At nearly 3 hours, everything in BABYLON feels necessary. Some scenes might seem like they go on for too long, some feel like they need to be longer, but everything just clicks. The manic fever dream presented on screen, perhaps intentional to mirror the addiction of Robbie’s Nellie, has moments of splendor, terror, relief, laughter, tragedy, and desperation.

There is one scene early on where we see Nellie watching in a packed theater as her first picture, a silent film where she is a flirtatious old west prostitute, plays out in complete silence. Of course, it is a silent film, but you hold your breath as she does while she steals looks around the room. This is is her make-or-break moment.

Finally, the dialogue card comes out with her big joke- “they called me the least-dressed person in France!” and… laughter. The audience erupts into laughter, and the nail-biting silence is broken.

It is in silence, that BABYLON’s greatest tool is used as a contrast to the cacophony to the rest of the film’s major moments.
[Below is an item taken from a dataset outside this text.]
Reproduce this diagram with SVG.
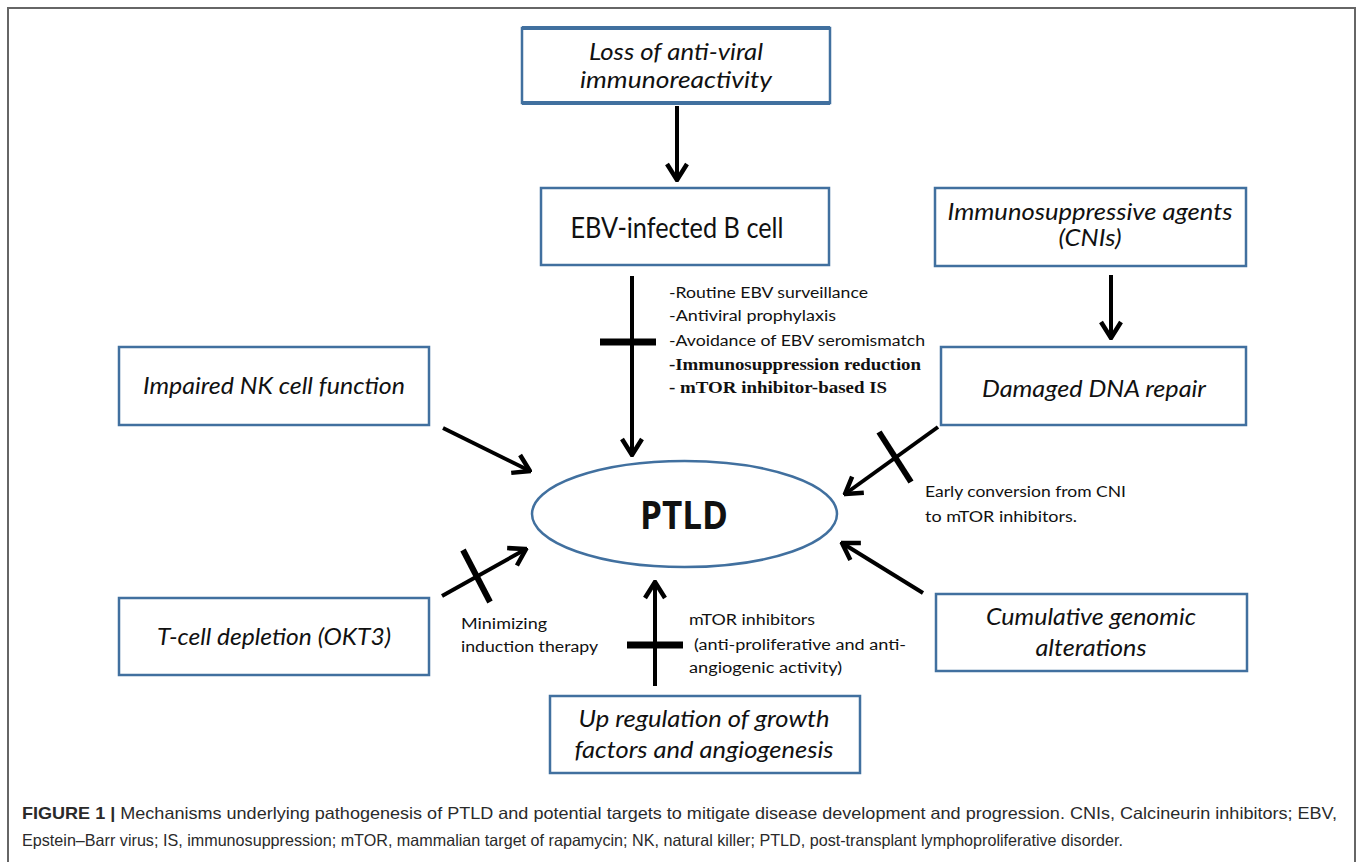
<svg xmlns="http://www.w3.org/2000/svg" width="1358" height="862" viewBox="0 0 1358 862">
<style>
.box{fill:#fff;stroke:#41709f;stroke-width:2.5}
.bt{font-family:Lato,"Open Sans",sans-serif;font-style:italic;font-size:23px;fill:#111;text-anchor:middle}
.ann{font-family:Lato,"Open Sans",sans-serif;font-size:15.5px;fill:#111}
.annb{font-family:"Liberation Serif",serif;font-weight:bold;font-size:16px;fill:#111}
.con{stroke:#000;stroke-width:4;fill:none}
.blk{stroke:#000;stroke-width:7;fill:none}
.cap{font-family:"Liberation Sans",Arial,sans-serif;font-size:16.5px;fill:#2a2a2a}
</style>
<defs>
<marker id="arr" viewBox="-20 -13 22 26" refX="0" refY="0" markerWidth="22" markerHeight="26" markerUnits="userSpaceOnUse" orient="auto">
<path d="M-16,-10 L0,0 L-16,10" stroke="#000" stroke-width="4.5" fill="none" stroke-linejoin="miter"/>
</marker>
</defs>
<rect x="0" y="0" width="1358" height="862" fill="#fff"/>
<rect x="8" y="8" width="1347" height="880" fill="none" stroke="#666" stroke-width="2"/>

<g id="connectors">
<line class="con" x1="677" y1="106" x2="677" y2="180" marker-end="url(#arr)"/>
<line class="con" x1="632" y1="276" x2="632" y2="455" marker-end="url(#arr)"/>
<line class="blk" x1="600" y1="342" x2="656" y2="342"/>
<line class="con" x1="1111" y1="275" x2="1111" y2="338" marker-end="url(#arr)"/>
<line class="con" x1="938" y1="427" x2="845" y2="494" marker-end="url(#arr)"/>
<line class="con" x1="879" y1="432" x2="911" y2="482" style="stroke-width:6"/>
<line class="con" x1="443" y1="428" x2="530" y2="471" marker-end="url(#arr)"/>
<line class="con" x1="442" y1="596" x2="526" y2="549" marker-end="url(#arr)"/>
<line class="con" x1="463" y1="550" x2="490" y2="602" style="stroke-width:6"/>
<line class="con" x1="655" y1="686" x2="655" y2="582" marker-end="url(#arr)"/>
<line class="blk" x1="627" y1="645" x2="683" y2="645"/>
<line class="con" x1="923" y1="593" x2="842" y2="543" marker-end="url(#arr)"/>
</g>

<g id="loss">
<rect class="box" x="522" y="28" width="308" height="75"/>
<line x1="522" y1="28" x2="830" y2="28" stroke="#41709f" stroke-width="4"/>
<line x1="522" y1="103" x2="830" y2="103" stroke="#41709f" stroke-width="4"/>
<text class="bt" x="676" y="60" textLength="174" lengthAdjust="spacingAndGlyphs">Loss of anti-viral</text>
<text class="bt" x="676" y="88" textLength="192" lengthAdjust="spacingAndGlyphs">immunoreactivity</text>
</g>

<g id="ebv">
<rect class="box" x="541" y="188" width="288" height="77"/>
<text x="677" y="238" font-family="Lato,'Open Sans',sans-serif" font-size="28" fill="#111" text-anchor="middle" textLength="213" lengthAdjust="spacingAndGlyphs">EBV-infected B cell</text>
</g>

<g id="ebv-ann">
<text class="ann" x="669" y="298" textLength="199" lengthAdjust="spacingAndGlyphs">-Routine EBV surveillance</text>
<text class="ann" x="669" y="321" textLength="167" lengthAdjust="spacingAndGlyphs">-Antiviral prophylaxis</text>
<text class="ann" x="669" y="346" textLength="256" lengthAdjust="spacingAndGlyphs">-Avoidance of EBV seromismatch</text>
<text class="annb" x="669" y="370" textLength="252" lengthAdjust="spacingAndGlyphs">-Immunosuppression reduction</text>
<text class="annb" x="669" y="393" textLength="218" lengthAdjust="spacingAndGlyphs">- mTOR inhibitor-based IS</text>
</g>

<g id="immuno">
<rect class="box" x="935" y="188" width="311" height="78"/>
<text class="bt" x="1090" y="220" textLength="285" lengthAdjust="spacingAndGlyphs">Immunosuppressive agents</text>
<text class="bt" x="1090" y="246" textLength="63" lengthAdjust="spacingAndGlyphs">(CNIs)</text>
</g>

<g id="dna">
<rect class="box" x="941" y="347" width="305" height="78"/>
<text class="bt" x="1094" y="397" textLength="224" lengthAdjust="spacingAndGlyphs">Damaged DNA repair</text>
</g>

<g id="dna-ann">
<text class="ann" x="925" y="497" textLength="201" lengthAdjust="spacingAndGlyphs">Early conversion from CNI</text>
<text class="ann" x="925" y="522" textLength="152" lengthAdjust="spacingAndGlyphs">to mTOR inhibitors.</text>
</g>

<g id="nk">
<rect class="box" x="119" y="347" width="310" height="78"/>
<text class="bt" x="274" y="394" textLength="262" lengthAdjust="spacingAndGlyphs">Impaired NK cell function</text>
</g>

<g id="ptld">
<ellipse cx="684.5" cy="514" rx="152.5" ry="53" fill="#fff" stroke="#41709f" stroke-width="2.5"/>
<text x="684" y="529" font-family="'Open Sans',Lato,sans-serif" font-weight="bold" font-size="40" fill="#111" text-anchor="middle" textLength="88" lengthAdjust="spacingAndGlyphs">PTLD</text>
</g>

<g id="tcell">
<rect class="box" x="119" y="598" width="310" height="77"/>
<text class="bt" x="274" y="645" textLength="234" lengthAdjust="spacingAndGlyphs">T-cell depletion (OKT3)</text>
</g>

<g id="tcell-ann">
<text class="ann" x="461" y="629" textLength="86" lengthAdjust="spacingAndGlyphs">Minimizing</text>
<text class="ann" x="461" y="652" textLength="137" lengthAdjust="spacingAndGlyphs">induction therapy</text>
</g>

<g id="upreg">
<rect class="box" x="550" y="696" width="310" height="77"/>
<text class="bt" x="704" y="727" textLength="251" lengthAdjust="spacingAndGlyphs">Up regulation of growth</text>
<text class="bt" x="704" y="758" textLength="259" lengthAdjust="spacingAndGlyphs">factors and angiogenesis</text>
</g>

<g id="upreg-ann">
<text class="ann" x="689" y="625" textLength="126" lengthAdjust="spacingAndGlyphs">mTOR inhibitors</text>
<text class="ann" x="694" y="650" textLength="212" lengthAdjust="spacingAndGlyphs">(anti-proliferative and anti-</text>
<text class="ann" x="689" y="673" textLength="153" lengthAdjust="spacingAndGlyphs">angiogenic activity)</text>
</g>

<g id="cumulative">
<rect class="box" x="936" y="594" width="311" height="77"/>
<text class="bt" x="1091" y="625" textLength="210" lengthAdjust="spacingAndGlyphs">Cumulative genomic</text>
<text class="bt" x="1091" y="656" textLength="111" lengthAdjust="spacingAndGlyphs">alterations</text>
</g>

<g id="caption">
<text class="cap" x="22" y="819" textLength="1315" lengthAdjust="spacingAndGlyphs"><tspan font-weight="bold">FIGURE 1 |</tspan> Mechanisms underlying pathogenesis of PTLD and potential targets to mitigate disease development and progression. CNIs, Calcineurin inhibitors; EBV,</text>
<text class="cap" x="22" y="846" textLength="1101" lengthAdjust="spacingAndGlyphs">Epstein–Barr virus; IS, immunosuppression; mTOR, mammalian target of rapamycin; NK, natural killer; PTLD, post-transplant lymphoproliferative disorder.</text>
</g>
</svg>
This silence allows us to stew on what is happening and makes these moments hit so much harder.

Film aficionados and Hollywood historians will find a lot to love in BABYLON, and in the amalgamation of different historical figures presented by these characters:

Robbie’s Nellie is a stand-in for Jeanne Eagles, Joan Crawford, and Alma Reubens but, specifically, Clara Bow, “The It Girl” herself.
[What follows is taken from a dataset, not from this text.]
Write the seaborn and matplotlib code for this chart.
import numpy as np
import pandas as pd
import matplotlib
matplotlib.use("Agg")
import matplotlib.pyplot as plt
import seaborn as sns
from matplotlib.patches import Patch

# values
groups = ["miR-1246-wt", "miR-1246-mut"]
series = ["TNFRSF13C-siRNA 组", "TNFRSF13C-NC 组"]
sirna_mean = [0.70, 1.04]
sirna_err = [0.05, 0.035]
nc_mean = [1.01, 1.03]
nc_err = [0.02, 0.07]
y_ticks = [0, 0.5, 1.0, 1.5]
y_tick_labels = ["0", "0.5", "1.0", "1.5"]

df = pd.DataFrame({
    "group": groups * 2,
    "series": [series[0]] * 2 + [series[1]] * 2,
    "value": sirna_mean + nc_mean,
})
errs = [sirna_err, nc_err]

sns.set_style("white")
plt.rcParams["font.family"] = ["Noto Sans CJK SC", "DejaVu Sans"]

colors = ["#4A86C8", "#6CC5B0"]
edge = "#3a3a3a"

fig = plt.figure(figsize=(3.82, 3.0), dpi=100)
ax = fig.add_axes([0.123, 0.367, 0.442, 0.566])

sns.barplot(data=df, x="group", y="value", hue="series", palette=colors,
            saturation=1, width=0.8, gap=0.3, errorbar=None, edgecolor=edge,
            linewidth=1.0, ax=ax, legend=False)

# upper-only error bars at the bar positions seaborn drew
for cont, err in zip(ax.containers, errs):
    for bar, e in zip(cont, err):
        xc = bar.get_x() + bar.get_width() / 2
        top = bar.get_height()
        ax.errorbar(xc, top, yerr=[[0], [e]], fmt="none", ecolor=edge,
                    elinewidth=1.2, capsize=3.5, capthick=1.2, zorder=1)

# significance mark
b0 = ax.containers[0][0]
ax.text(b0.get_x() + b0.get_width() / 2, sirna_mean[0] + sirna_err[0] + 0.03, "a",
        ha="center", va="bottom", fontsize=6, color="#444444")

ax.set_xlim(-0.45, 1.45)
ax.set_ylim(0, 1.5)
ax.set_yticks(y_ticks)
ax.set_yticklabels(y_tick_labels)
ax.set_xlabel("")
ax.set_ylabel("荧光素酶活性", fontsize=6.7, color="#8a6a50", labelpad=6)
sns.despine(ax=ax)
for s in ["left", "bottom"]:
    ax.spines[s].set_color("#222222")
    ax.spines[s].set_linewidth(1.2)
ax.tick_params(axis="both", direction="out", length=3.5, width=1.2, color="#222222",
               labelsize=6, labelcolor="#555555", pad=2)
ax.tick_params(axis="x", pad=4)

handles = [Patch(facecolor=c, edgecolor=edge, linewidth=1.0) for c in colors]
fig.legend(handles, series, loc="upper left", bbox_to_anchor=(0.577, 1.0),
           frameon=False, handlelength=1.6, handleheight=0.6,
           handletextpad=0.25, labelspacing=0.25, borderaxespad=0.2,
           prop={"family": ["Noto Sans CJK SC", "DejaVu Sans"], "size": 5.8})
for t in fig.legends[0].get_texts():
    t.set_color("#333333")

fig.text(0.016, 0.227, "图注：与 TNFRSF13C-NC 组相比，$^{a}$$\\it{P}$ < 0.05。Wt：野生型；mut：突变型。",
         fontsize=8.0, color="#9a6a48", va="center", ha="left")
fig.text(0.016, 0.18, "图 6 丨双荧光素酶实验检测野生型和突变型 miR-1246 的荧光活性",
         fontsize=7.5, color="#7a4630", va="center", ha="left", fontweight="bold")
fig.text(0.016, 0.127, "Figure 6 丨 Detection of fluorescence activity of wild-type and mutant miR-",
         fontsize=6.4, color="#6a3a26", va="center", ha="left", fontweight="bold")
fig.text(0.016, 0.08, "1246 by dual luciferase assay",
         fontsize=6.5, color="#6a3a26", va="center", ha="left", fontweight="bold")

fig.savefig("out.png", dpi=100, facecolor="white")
Pitt’s Conrad borrows from John Gilbert, Douglas Fairbanks, and Rudolph Valentino.

Manny can be equated to real-life figures like Rene Cardona while Zhu’s cabaret girl is tied closely to Anna May Wong, the first Chinese-American actress to gain worldwide celebrity.

Adepo’s Sidney Palmer is based on several prominent black figures such as Loius Armstrong, Ethel Waters, Curtis Mosby, and Sonny Clay, according to director Chazelle.

While the all-star cast spread across BABYLON plays their heart out (including a very chilling and against-type Toby Maguire), the real core of the film to me comes from Pitt and a particular scene he shares with tabloid-writer Elinor St. John (Jean Smart).

Elinor published a scathing piece in her magazine about Conrad’s fall from leading-man glory in the age of the talkies as his films have become flops and his career prospects dry up. Conrad confronts her, and she tells him that his time as an actor and an icon is up, but that he shouldn’t be sad about it.

He should enjoy it, because he is immortal now, and nothing he can do in his lifetime, regardless of his current career prospects, can change that. He will spend eternity with ghosts and angels on the screen, and every time someone views a film of his or sees his picture, he will be alive again, hundreds of years after he or Elinor are long gone from the earth.

It is in this exchange that the seeds are planted for BABYLON’s final scene.

It is the 1950’s now and Manny has long since left Hollywood behind. He goes to a local theater and catches the 1952 classic “Singin In The Rain”, a film itself about the transition from silent pictures to talkies.

He recognizes, through tears, the allusion the film makes to people he knew. He weeps, head in his hands, as his past comes rushing back to him. Then, in a dazzling display, we see the future of cinema.

We are whisked away in a psychedelic series of vignettes and color as we see the first moving picture “The Horse in Motion” to “Intolerance”, “The Jazz Singer”, and “The Wizard of Oz” all the way to the likes of “Psycho”, “Indian Jones”, “Terminator 2”, “Tron”, and 2009’s “Avatar”.

All the while the camera dives from Manny in the balcony seat of the theater to show us the faces of the people watching these films. Young, old, black, white, men, women, children.

We see cinema for what it is- hope. Immortality. Unity. Connection. Love. Sadness.

BABYLON might be a film about actors and characters, yes, but it is a film about film coming at a time when the world is coming back together under the big-screen after a global pandemic.

In the bible, Babylon and the Tower of Babel was halted and smited by God for mankind becoming to close to him in his heavenly kingdom, But now, that is used intentionally perhaps, as a symbol for all of us coming together again.